Researchers at the University of Warwick and the University of Lugano set up a gambling game in which they analysed how decision-making is affected when people are faced with a large number of potential gambles.
They found that a bias in the way people gather information leads them to take more risks when they choose a gamble from a large set of options.
This means that, when faced with a large number of choices - each having outcomes associated with different probabilities of occurring - people are more likely to overestimate the probabilities of some of the rarest events.
The study on 64 participants, published in the journal Psychonomic Bulletin and Review, found that with large choice sets, people took riskier gambles based on a flawed perception that there was a higher probability of "winning big" - but in reality they more often went away empty-handed.
Dr Thomas Hills of the Department of Psychology at the University of Warwick said, "It's not that people just give up and make random decisions when faced with a large number of options.

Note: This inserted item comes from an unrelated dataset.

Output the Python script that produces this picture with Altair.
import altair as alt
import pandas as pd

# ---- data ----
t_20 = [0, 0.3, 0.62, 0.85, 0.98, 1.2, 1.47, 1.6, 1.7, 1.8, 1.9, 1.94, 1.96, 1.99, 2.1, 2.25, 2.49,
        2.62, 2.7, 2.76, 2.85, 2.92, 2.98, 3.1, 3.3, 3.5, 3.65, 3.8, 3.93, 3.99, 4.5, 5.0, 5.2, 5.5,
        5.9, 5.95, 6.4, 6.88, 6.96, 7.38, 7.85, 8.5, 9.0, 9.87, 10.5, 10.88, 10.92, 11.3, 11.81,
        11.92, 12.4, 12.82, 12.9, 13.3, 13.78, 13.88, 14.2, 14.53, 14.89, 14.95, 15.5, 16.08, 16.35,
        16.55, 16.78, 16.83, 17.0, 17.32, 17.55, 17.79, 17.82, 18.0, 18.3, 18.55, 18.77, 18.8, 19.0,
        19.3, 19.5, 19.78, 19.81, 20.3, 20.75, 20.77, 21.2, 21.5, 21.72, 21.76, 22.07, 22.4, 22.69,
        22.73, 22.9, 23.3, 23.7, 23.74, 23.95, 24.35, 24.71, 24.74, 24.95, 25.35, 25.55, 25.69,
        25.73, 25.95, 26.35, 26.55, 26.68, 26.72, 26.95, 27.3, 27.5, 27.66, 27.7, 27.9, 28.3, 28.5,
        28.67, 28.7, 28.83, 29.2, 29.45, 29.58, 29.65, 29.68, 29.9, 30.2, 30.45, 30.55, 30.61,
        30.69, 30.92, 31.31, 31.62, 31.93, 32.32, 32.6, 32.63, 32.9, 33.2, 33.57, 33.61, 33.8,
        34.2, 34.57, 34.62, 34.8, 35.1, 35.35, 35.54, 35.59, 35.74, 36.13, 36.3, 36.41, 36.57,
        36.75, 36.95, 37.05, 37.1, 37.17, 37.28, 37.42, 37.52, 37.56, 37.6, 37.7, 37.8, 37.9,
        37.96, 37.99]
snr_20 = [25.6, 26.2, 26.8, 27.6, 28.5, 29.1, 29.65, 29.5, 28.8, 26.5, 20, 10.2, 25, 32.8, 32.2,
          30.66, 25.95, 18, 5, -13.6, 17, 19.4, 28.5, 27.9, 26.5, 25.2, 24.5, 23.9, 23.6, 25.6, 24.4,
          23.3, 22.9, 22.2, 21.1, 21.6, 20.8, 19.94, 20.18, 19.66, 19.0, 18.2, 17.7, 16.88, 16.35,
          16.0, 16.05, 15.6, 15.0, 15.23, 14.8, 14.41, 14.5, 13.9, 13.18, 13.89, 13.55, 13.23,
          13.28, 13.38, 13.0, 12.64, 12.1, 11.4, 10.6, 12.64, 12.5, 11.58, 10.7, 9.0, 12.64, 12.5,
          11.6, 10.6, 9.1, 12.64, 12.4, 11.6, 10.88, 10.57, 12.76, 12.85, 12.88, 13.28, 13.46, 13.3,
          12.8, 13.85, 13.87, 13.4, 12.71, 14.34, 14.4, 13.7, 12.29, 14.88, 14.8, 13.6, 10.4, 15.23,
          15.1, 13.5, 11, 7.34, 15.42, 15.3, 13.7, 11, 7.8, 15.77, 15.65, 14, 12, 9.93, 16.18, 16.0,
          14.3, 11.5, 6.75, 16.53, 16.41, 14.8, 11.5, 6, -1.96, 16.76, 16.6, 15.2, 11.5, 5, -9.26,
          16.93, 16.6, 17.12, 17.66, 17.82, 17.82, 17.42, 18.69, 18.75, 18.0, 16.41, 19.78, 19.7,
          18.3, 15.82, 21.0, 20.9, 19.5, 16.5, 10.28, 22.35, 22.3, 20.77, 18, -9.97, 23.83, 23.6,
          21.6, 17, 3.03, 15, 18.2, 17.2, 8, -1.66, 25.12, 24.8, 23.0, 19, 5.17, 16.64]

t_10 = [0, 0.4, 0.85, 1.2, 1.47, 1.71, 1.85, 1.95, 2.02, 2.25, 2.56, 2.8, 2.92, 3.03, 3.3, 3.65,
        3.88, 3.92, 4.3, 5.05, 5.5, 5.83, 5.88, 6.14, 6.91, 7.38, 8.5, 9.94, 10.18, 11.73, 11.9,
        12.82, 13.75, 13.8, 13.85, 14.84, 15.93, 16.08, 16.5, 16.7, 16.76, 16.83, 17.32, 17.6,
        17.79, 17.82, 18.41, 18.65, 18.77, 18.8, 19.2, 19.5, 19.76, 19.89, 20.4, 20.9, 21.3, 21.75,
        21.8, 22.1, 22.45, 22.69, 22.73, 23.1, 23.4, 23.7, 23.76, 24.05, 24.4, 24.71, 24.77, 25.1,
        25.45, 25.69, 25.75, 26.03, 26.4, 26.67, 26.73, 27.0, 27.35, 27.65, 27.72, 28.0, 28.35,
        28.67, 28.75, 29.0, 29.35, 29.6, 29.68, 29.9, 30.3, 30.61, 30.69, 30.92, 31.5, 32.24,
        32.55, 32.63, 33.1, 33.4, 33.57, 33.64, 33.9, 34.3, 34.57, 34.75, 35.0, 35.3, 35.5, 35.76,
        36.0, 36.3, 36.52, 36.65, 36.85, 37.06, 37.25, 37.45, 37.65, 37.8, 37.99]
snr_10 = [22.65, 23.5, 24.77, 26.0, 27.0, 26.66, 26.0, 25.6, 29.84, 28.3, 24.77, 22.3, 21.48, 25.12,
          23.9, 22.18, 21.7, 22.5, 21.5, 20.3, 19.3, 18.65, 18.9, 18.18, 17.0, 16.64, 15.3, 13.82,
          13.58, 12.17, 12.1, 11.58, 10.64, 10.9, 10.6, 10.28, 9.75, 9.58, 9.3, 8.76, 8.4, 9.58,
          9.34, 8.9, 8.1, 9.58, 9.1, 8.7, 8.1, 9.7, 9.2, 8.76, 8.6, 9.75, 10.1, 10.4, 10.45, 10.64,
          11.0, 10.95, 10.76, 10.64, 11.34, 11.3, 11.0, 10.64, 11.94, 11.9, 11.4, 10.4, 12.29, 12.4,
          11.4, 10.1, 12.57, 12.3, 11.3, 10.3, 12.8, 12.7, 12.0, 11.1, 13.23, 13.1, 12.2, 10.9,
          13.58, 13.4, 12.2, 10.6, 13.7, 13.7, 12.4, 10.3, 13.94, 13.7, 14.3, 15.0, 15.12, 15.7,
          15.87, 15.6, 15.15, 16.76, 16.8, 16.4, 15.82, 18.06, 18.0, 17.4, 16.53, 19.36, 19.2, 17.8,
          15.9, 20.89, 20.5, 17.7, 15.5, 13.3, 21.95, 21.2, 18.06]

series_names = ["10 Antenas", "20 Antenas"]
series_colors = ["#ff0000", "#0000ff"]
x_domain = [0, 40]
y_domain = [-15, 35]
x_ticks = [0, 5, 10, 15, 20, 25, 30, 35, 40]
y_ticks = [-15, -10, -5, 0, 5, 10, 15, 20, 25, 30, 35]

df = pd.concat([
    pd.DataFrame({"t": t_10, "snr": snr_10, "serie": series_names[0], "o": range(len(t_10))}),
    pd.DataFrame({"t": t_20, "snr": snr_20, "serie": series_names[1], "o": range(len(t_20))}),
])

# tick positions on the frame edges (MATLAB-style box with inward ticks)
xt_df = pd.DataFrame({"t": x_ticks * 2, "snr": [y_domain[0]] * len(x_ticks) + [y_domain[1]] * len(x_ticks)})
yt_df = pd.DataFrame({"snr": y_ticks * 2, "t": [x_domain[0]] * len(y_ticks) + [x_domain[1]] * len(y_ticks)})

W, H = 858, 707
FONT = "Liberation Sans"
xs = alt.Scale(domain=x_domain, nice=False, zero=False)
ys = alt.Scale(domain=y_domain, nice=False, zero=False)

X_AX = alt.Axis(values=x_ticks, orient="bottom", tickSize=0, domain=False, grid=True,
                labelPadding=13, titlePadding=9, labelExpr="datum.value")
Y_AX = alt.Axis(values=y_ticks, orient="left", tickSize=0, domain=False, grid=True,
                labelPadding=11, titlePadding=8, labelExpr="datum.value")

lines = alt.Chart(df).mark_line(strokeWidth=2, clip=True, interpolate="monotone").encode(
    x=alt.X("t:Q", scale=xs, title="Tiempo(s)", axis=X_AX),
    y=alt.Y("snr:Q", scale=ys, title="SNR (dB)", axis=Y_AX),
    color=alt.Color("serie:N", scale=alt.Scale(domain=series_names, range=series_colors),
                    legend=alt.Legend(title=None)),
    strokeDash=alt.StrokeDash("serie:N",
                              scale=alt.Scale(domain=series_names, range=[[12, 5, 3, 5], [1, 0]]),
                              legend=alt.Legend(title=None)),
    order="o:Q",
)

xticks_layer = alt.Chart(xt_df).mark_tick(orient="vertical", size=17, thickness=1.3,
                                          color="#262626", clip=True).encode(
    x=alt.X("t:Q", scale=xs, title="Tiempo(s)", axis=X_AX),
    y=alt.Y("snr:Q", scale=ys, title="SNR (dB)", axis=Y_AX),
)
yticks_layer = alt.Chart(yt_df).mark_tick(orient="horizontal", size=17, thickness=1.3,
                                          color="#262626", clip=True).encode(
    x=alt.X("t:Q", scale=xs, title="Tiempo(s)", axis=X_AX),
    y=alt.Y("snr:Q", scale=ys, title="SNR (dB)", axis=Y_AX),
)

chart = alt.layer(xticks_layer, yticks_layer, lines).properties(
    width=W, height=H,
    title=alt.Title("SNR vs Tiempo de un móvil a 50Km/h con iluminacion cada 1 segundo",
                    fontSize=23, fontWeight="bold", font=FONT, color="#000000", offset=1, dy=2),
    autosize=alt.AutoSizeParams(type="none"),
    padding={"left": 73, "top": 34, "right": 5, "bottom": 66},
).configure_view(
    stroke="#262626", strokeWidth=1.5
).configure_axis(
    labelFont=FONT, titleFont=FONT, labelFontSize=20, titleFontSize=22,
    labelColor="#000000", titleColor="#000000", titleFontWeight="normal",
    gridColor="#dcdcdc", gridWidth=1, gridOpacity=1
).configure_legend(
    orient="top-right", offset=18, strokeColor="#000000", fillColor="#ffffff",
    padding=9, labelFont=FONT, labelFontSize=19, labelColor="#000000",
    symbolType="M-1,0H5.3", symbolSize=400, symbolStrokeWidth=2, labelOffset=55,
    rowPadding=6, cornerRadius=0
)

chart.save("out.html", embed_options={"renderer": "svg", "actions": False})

They are making rational decisions, but these decisions are based on faulty information gathering."
"The problem is with the information search strategies people use when faced with a large number of options. People search more when they have many choices, increasing the likelihood that they will encounter rare, risky events," Hills said in a statement.
"The problem is that they don't sample any given choice enough to understand its underlying probabilities. This leaves the rare events sticking out like sore thumbs. As a consequence, people choose these riskier gambles more often," he said.
The researchers also found differences in decision-making between the "many-to-few group" - those who started with a large number of choices which were then decreased – and the "few-to-many group" where the order was reversed.
The study showed that people who started with smaller choice sets were more likely than the other group to gather more information across all choice set sizes.
Conversely, people who started with a large choice set gathered less information than the other group when it came to the smaller choice sets.